Go through the records and copy each line where the word "matplotlib" occurs.

-- Material for the task --
-=-=-
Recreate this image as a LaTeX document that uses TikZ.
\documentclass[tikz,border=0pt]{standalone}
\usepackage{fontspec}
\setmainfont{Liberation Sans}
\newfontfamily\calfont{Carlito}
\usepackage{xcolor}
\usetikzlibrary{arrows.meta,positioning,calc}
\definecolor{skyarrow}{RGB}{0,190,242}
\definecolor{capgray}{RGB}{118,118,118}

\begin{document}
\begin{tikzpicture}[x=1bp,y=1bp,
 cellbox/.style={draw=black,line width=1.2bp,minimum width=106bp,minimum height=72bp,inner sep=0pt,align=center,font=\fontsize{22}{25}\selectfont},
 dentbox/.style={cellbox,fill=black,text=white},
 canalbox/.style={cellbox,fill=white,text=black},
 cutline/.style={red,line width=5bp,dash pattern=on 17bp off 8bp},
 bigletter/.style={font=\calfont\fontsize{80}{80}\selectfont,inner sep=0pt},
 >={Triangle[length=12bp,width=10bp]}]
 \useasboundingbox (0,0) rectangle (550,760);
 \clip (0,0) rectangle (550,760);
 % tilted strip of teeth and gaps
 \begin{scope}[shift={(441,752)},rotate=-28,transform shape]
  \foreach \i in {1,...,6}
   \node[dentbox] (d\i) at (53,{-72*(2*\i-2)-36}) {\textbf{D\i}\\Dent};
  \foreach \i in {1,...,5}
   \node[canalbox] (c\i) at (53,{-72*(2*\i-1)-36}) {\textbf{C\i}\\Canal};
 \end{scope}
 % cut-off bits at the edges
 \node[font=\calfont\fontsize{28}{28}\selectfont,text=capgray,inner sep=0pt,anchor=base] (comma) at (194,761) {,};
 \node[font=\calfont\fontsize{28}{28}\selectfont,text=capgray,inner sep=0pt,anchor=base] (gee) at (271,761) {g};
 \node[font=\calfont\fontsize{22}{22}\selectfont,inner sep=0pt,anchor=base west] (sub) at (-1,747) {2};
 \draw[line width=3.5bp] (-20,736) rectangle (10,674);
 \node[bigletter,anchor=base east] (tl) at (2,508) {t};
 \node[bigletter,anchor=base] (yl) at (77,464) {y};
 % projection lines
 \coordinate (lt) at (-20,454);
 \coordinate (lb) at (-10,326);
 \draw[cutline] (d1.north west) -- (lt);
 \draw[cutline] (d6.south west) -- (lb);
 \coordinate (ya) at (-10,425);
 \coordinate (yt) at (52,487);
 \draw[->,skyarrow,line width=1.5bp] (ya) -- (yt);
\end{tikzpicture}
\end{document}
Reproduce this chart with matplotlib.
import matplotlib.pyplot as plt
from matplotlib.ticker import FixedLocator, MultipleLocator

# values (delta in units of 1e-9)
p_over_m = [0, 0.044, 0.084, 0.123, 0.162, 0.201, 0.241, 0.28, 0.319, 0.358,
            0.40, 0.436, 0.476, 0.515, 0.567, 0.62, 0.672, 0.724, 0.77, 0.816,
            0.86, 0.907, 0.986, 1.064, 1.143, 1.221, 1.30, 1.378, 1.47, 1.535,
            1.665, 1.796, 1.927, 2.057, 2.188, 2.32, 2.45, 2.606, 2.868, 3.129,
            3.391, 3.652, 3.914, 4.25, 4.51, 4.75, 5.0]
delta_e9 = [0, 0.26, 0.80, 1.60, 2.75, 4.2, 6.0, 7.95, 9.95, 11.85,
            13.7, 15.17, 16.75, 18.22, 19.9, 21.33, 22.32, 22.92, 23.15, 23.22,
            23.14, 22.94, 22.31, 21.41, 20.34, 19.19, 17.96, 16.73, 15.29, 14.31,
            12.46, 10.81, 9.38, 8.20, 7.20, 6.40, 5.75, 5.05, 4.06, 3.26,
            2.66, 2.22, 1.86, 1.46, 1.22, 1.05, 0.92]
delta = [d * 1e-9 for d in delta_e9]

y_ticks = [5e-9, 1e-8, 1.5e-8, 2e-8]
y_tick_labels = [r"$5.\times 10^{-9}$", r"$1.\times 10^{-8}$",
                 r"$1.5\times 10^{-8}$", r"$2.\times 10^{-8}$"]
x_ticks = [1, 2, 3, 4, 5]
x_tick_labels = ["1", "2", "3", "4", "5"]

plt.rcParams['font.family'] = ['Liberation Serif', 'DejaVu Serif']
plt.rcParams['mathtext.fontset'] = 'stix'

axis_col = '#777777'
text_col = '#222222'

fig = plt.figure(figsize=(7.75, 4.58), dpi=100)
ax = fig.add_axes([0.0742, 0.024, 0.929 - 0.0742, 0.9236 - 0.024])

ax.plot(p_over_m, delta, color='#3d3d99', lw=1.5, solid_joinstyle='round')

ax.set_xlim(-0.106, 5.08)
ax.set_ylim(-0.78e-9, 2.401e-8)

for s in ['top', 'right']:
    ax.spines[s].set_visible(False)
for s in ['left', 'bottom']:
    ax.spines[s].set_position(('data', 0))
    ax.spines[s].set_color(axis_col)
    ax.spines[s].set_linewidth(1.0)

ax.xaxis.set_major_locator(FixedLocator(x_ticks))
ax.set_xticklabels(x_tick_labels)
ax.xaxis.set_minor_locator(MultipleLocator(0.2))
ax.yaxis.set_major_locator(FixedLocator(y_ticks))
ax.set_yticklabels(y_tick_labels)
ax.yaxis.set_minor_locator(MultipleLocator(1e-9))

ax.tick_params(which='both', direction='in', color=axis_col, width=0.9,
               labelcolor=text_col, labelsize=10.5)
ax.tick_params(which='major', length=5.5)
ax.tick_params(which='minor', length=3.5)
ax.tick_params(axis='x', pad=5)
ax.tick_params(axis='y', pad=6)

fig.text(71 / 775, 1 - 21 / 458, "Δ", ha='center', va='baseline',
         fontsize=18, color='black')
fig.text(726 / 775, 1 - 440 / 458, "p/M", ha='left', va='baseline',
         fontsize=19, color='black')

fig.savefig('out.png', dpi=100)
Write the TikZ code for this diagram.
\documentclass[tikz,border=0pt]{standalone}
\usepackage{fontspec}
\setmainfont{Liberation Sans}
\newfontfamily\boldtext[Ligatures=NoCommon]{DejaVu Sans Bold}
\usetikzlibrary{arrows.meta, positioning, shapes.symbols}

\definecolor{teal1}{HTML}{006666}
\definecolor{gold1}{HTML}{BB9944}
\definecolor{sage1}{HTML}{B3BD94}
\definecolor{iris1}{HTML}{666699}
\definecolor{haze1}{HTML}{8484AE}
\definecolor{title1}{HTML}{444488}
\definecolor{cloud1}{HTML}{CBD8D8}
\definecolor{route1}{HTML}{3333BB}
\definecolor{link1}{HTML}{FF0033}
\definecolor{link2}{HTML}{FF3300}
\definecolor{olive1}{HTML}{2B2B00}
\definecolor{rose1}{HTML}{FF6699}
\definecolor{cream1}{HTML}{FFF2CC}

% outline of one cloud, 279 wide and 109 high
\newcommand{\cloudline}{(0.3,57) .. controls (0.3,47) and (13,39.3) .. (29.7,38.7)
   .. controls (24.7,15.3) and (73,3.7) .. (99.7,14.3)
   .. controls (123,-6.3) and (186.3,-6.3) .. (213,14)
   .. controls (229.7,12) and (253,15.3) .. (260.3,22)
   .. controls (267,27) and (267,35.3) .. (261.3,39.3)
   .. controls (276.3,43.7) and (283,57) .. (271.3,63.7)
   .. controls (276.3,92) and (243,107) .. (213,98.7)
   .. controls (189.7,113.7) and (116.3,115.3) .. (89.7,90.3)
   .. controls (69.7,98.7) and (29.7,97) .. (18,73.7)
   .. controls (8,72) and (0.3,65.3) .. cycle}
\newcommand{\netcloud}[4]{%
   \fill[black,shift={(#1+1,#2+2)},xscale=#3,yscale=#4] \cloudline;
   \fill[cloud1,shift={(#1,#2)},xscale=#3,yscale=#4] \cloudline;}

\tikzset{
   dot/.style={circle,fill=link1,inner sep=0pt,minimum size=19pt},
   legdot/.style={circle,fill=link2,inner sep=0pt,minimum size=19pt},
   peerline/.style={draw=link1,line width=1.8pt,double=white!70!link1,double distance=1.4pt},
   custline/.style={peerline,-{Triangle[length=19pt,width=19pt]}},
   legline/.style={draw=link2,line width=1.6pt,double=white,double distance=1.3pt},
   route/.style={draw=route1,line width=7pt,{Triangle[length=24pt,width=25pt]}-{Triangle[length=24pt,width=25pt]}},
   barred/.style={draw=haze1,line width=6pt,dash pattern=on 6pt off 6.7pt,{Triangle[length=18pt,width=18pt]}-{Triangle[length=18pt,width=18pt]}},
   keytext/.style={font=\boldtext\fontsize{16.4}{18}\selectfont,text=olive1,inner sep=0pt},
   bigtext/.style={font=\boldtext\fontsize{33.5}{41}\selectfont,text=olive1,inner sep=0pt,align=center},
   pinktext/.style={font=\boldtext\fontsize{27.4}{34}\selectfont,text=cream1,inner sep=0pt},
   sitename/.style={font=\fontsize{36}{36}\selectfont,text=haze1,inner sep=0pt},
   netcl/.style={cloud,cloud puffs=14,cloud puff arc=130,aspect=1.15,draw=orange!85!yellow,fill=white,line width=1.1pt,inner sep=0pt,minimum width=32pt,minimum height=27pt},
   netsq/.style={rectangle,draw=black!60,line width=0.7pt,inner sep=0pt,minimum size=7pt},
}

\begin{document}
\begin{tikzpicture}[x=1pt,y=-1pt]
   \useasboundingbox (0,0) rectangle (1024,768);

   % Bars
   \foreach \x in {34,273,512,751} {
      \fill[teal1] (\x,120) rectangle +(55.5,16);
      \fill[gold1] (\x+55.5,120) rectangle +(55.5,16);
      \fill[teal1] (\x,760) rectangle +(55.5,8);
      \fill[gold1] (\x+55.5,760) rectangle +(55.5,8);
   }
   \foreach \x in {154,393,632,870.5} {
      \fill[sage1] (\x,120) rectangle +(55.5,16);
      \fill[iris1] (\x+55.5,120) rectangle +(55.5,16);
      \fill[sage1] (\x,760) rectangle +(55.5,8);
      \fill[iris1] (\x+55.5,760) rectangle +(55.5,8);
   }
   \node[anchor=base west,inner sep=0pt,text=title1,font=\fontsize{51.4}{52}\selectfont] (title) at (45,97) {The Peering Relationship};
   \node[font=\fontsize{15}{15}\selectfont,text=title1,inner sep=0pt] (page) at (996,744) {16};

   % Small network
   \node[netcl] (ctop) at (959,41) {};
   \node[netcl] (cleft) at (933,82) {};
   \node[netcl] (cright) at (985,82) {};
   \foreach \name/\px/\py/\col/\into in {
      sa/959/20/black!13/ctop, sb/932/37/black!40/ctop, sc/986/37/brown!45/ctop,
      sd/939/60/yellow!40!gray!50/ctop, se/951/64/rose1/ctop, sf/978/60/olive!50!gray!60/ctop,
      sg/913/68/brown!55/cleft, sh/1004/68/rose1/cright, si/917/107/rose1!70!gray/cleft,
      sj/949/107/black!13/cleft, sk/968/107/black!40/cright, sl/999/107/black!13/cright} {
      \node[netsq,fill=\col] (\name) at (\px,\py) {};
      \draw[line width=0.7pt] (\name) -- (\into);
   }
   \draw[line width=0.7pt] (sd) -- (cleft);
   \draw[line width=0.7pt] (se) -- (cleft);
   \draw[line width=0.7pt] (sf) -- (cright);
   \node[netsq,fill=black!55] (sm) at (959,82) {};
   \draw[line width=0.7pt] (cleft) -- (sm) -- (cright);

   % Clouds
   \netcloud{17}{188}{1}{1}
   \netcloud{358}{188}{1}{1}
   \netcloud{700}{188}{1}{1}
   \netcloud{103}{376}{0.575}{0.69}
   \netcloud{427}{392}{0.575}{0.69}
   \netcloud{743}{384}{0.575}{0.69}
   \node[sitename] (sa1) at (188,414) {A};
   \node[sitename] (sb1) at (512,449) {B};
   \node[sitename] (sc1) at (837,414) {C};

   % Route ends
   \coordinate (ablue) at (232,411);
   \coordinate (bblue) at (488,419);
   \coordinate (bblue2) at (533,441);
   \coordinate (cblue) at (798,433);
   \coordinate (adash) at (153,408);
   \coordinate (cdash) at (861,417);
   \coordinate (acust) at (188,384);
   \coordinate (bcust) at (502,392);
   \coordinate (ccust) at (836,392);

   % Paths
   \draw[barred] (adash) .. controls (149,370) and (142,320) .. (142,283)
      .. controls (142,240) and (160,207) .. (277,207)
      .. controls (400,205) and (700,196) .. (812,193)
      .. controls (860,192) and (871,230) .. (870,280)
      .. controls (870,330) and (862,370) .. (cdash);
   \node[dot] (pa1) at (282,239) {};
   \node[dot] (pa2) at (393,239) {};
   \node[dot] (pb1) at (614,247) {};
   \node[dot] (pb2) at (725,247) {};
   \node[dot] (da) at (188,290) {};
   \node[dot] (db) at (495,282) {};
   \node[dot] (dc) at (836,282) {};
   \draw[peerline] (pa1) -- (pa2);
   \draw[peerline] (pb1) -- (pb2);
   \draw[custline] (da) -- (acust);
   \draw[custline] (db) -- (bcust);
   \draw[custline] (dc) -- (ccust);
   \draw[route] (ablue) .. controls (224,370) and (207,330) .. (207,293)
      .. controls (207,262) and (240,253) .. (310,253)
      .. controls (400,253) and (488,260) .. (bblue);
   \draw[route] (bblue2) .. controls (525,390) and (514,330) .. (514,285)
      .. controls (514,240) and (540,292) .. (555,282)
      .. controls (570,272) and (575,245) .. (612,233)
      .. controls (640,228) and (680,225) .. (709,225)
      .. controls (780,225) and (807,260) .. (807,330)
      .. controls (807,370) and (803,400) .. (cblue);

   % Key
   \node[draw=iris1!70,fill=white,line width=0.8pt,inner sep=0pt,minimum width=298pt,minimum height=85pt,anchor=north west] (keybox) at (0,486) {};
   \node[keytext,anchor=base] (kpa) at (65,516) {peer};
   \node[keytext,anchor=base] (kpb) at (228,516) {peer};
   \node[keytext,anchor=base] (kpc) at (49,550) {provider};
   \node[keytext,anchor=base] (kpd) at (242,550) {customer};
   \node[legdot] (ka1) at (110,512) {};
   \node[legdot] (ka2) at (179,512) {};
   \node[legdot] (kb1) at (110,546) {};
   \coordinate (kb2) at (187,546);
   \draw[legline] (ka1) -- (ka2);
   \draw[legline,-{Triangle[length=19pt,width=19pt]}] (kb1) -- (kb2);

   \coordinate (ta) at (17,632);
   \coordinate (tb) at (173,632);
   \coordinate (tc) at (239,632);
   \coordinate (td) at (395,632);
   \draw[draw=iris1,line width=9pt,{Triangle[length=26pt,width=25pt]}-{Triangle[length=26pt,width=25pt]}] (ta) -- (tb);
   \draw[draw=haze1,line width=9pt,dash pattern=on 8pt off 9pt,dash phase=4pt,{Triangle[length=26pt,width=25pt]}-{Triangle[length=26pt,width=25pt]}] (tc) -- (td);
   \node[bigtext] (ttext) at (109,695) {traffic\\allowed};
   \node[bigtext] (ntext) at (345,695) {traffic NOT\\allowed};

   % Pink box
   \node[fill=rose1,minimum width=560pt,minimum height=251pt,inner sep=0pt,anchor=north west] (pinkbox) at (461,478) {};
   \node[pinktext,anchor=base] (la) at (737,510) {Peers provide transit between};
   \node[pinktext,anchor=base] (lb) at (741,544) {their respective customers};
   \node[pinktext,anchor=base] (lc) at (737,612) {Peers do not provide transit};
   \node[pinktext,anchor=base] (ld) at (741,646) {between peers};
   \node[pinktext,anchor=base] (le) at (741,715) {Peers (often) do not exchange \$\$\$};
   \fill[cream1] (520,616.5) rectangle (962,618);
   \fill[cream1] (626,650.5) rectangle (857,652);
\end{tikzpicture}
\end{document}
-=-=-
-- The solution --
Reproduce this chart with matplotlib.
import matplotlib.pyplot as plt
from matplotlib.ticker import FixedLocator, MultipleLocator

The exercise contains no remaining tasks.